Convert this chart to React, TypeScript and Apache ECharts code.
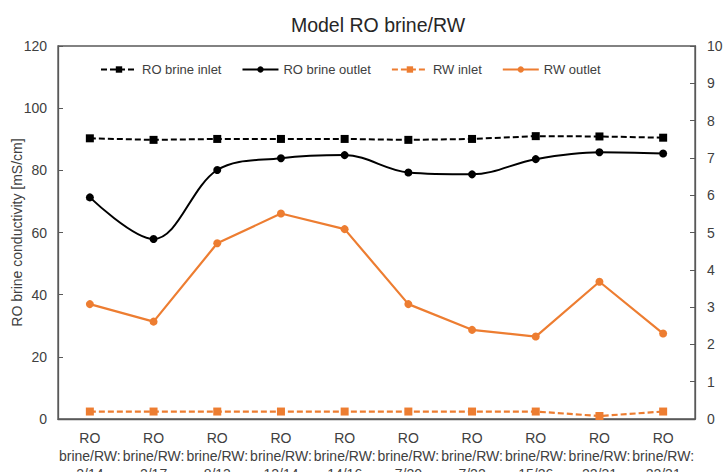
import React, { useEffect, useRef } from "react";
import * as echarts from "echarts";

const categories = [
  "RO\nbrine/RW:\n2/14",
  "RO\nbrine/RW:\n2/17",
  "RO\nbrine/RW:\n8/13",
  "RO\nbrine/RW:\n12/14",
  "RO\nbrine/RW:\n14/16",
  "RO\nbrine/RW:\n7/20",
  "RO\nbrine/RW:\n7/22",
  "RO\nbrine/RW:\n15/26",
  "RO\nbrine/RW:\n22/31",
  "RO\nbrine/RW:\n22/31",
];

const roBrineInlet = [90.3, 89.8, 90.1, 90.1, 90.1, 89.8, 90.1, 91.0, 90.9, 90.5];
const roBrineOutlet = [71.3, 57.9, 80.1, 83.9, 84.9, 79.3, 78.7, 83.6, 85.8, 85.4];
const rwInlet = [0.2, 0.2, 0.2, 0.2, 0.2, 0.2, 0.2, 0.2, 0.08, 0.2];
const rwOutlet = [3.08, 2.61, 4.71, 5.51, 5.09, 3.08, 2.39, 2.21, 3.68, 2.29];

const FONT = "'Liberation Sans', Arial, sans-serif";
const AXIS = "#595959";
const TXT = "#404040";
const ORANGE = "#ED7D31";

export default function App() {
  const ref = useRef<HTMLDivElement>(null);
  useEffect(() => {
    if (!ref.current) return;
    const chart = echarts.init(ref.current, undefined, { renderer: "svg" });
    chart.setOption({
      animation: false,
      backgroundColor: "#fff",
      textStyle: { fontFamily: FONT },
      title: {
        text: "Model RO brine/RW",
        left: 373,
        textAlign: "center",
        top: 10,
        textStyle: { fontFamily: FONT, fontSize: 19.5, fontWeight: "normal", color: "#262626" },
      },
      legend: {
        left: 95,
        top: 58,
        itemWidth: 36,
        itemHeight: 8,
        itemGap: 20,
        textStyle: { fontFamily: FONT, fontSize: 13, color: TXT },
        data: ["RO brine inlet", "RO brine outlet", "RW inlet", "RW outlet"],
      },
      grid: {
        left: 58,
        right: 29,
        top: 46,
        bottom: 53,
        outerBoundsMode: "none",
        containLabel: false,
        show: true,
        borderColor: AXIS,
        borderWidth: 1.3,
        backgroundColor: "transparent",
      },
      xAxis: {
        type: "category",
        data: categories,
        boundaryGap: true,
        axisLine: { lineStyle: { color: AXIS, width: 1.3 } },
        axisTick: { inside: true, alignWithLabel: true, length: 4, lineStyle: { color: AXIS } },
        axisLabel: {
          interval: 0,
          hideOverlap: false,
          fontFamily: FONT,
          fontSize: 14,
          color: TXT,
          lineHeight: 18,
          margin: 10,
        },
        splitLine: { show: false },
      },
      yAxis: [
        {
          type: "value",
          min: 0,
          max: 120,
          interval: 20,
          name: "RO brine conductivity [mS/cm]",
          nameLocation: "middle",
          nameRotate: 90,
          nameGap: 34,
          nameMoveOverlap: false,
          nameTextStyle: { fontFamily: FONT, fontSize: 14, color: TXT },
          axisLine: { show: true, lineStyle: { color: AXIS, width: 1.3 } },
          axisTick: { show: true, inside: true, length: 5, lineStyle: { color: AXIS } },
          axisLabel: { fontFamily: FONT, fontSize: 14, color: TXT, margin: 11 },
          splitLine: { show: false },
        },
        {
          type: "value",
          min: 0,
          max: 10,
          interval: 1,
          position: "right",
          name: "RW conductivity [mS/cm]",
          nameLocation: "middle",
          nameRotate: 90,
          nameGap: 18,
          nameTextStyle: { fontFamily: FONT, fontSize: 14, color: TXT },
          axisLine: { show: true, lineStyle: { color: AXIS, width: 1.3 } },
          axisTick: { show: true, inside: true, length: 5, lineStyle: { color: AXIS } },
          axisLabel: { fontFamily: FONT, fontSize: 14, color: TXT, margin: 12 },
          splitLine: { show: false },
        },
      ],
      series: [
        {
          name: "RO brine inlet",
          type: "line",
          yAxisIndex: 0,
          data: roBrineInlet,
          symbol: "rect",
          symbolSize: 8,
          itemStyle: { color: "#000" },
          lineStyle: { color: "#000", width: 2, type: [6, 3] },
        },
        {
          name: "RO brine outlet",
          type: "line",
          yAxisIndex: 0,
          data: roBrineOutlet,
          smooth: 0.35,
          symbol: "circle",
          symbolSize: 8,
          itemStyle: { color: "#000" },
          lineStyle: { color: "#000", width: 2 },
        },
        {
          name: "RW inlet",
          type: "line",
          yAxisIndex: 1,
          data: rwInlet,
          symbol: "rect",
          symbolSize: 8,
          itemStyle: { color: ORANGE },
          lineStyle: { color: ORANGE, width: 2.2, type: [6, 3] },
        },
        {
          name: "RW outlet",
          type: "line",
          yAxisIndex: 1,
          data: rwOutlet,
          symbol: "circle",
          symbolSize: 8,
          itemStyle: { color: ORANGE },
          lineStyle: { color: ORANGE, width: 2.2 },
        },
      ],
    });
    return () => chart.dispose();
  }, []);
  return <div ref={ref} style={{ width: 724, height: 472, position: "absolute", left: 0, top: 0 }} />;
}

_ _ _ _ _

Directive — Every line above should be repeated exactly; pictures stay out of the copy.

Expected answer —
Convert this chart to React, TypeScript and Apache ECharts code.
import React, { useEffect, useRef } from "react";
import * as echarts from "echarts";

const categories = [
  "RO\nbrine/RW:\n2/14",
  "RO\nbrine/RW:\n2/17",
  "RO\nbrine/RW:\n8/13",
  "RO\nbrine/RW:\n12/14",
  "RO\nbrine/RW:\n14/16",
  "RO\nbrine/RW:\n7/20",
  "RO\nbrine/RW:\n7/22",
  "RO\nbrine/RW:\n15/26",
  "RO\nbrine/RW:\n22/31",
  "RO\nbrine/RW:\n22/31",
];

const roBrineInlet = [90.3, 89.8, 90.1, 90.1, 90.1, 89.8, 90.1, 91.0, 90.9, 90.5];
const roBrineOutlet = [71.3, 57.9, 80.1, 83.9, 84.9, 79.3, 78.7, 83.6, 85.8, 85.4];
const rwInlet = [0.2, 0.2, 0.2, 0.2, 0.2, 0.2, 0.2, 0.2, 0.08, 0.2];
const rwOutlet = [3.08, 2.61, 4.71, 5.51, 5.09, 3.08, 2.39, 2.21, 3.68, 2.29];

const FONT = "'Liberation Sans', Arial, sans-serif";
const AXIS = "#595959";
const TXT = "#404040";
const ORANGE = "#ED7D31";

export default function App() {
  const ref = useRef<HTMLDivElement>(null);
  useEffect(() => {
    if (!ref.current) return;
    const chart = echarts.init(ref.current, undefined, { renderer: "svg" });
    chart.setOption({
      animation: false,
      backgroundColor: "#fff",
      textStyle: { fontFamily: FONT },
      title: {
        text: "Model RO brine/RW",
        left: 373,
        textAlign: "center",
        top: 10,
        textStyle: { fontFamily: FONT, fontSize: 19.5, fontWeight: "normal", color: "#262626" },
      },
      legend: {
        left: 95,
        top: 58,
        itemWidth: 36,
        itemHeight: 8,
        itemGap: 20,
        textStyle: { fontFamily: FONT, fontSize: 13, color: TXT },
        data: ["RO brine inlet", "RO brine outlet", "RW inlet", "RW outlet"],
      },
      grid: {
        left: 58,
        right: 29,
        top: 46,
        bottom: 53,
        outerBoundsMode: "none",
        containLabel: false,
        show: true,
        borderColor: AXIS,
        borderWidth: 1.3,
        backgroundColor: "transparent",
      },
      xAxis: {
        type: "category",
        data: categories,
        boundaryGap: true,
        axisLine: { lineStyle: { color: AXIS, width: 1.3 } },
        axisTick: { inside: true, alignWithLabel: true, length: 4, lineStyle: { color: AXIS } },
        axisLabel: {
          interval: 0,
          hideOverlap: false,
          fontFamily: FONT,
          fontSize: 14,
          color: TXT,
          lineHeight: 18,
          margin: 10,
        },
        splitLine: { show: false },
      },
      yAxis: [
        {
          type: "value",
          min: 0,
          max: 120,
          interval: 20,
          name: "RO brine conductivity [mS/cm]",
          nameLocation: "middle",
          nameRotate: 90,
          nameGap: 34,
          nameMoveOverlap: false,
          nameTextStyle: { fontFamily: FONT, fontSize: 14, color: TXT },
          axisLine: { show: true, lineStyle: { color: AXIS, width: 1.3 } },
          axisTick: { show: true, inside: true, length: 5, lineStyle: { color: AXIS } },
          axisLabel: { fontFamily: FONT, fontSize: 14, color: TXT, margin: 11 },
          splitLine: { show: false },
        },
        {
          type: "value",
          min: 0,
          max: 10,
          interval: 1,
          position: "right",
          name: "RW conductivity [mS/cm]",
          nameLocation: "middle",
          nameRotate: 90,
          nameGap: 18,
          nameTextStyle: { fontFamily: FONT, fontSize: 14, color: TXT },
          axisLine: { show: true, lineStyle: { color: AXIS, width: 1.3 } },
          axisTick: { show: true, inside: true, length: 5, lineStyle: { color: AXIS } },
          axisLabel: { fontFamily: FONT, fontSize: 14, color: TXT, margin: 12 },
          splitLine: { show: false },
        },
      ],
      series: [
        {
          name: "RO brine inlet",
          type: "line",
          yAxisIndex: 0,
          data: roBrineInlet,
          symbol: "rect",
          symbolSize: 8,
          itemStyle: { color: "#000" },
          lineStyle: { color: "#000", width: 2, type: [6, 3] },
        },
        {
          name: "RO brine outlet",
          type: "line",
          yAxisIndex: 0,
          data: roBrineOutlet,
          smooth: 0.35,
          symbol: "circle",
          symbolSize: 8,
          itemStyle: { color: "#000" },
          lineStyle: { color: "#000", width: 2 },
        },
        {
          name: "RW inlet",
          type: "line",
          yAxisIndex: 1,
          data: rwInlet,
          symbol: "rect",
          symbolSize: 8,
          itemStyle: { color: ORANGE },
          lineStyle: { color: ORANGE, width: 2.2, type: [6, 3] },
        },
        {
          name: "RW outlet",
          type: "line",
          yAxisIndex: 1,
          data: rwOutlet,
          symbol: "circle",
          symbolSize: 8,
          itemStyle: { color: ORANGE },
          lineStyle: { color: ORANGE, width: 2.2 },
        },
      ],
    });
    return () => chart.dispose();
  }, []);
  return <div ref={ref} style={{ width: 724, height: 472, position: "absolute", left: 0, top: 0 }} />;
}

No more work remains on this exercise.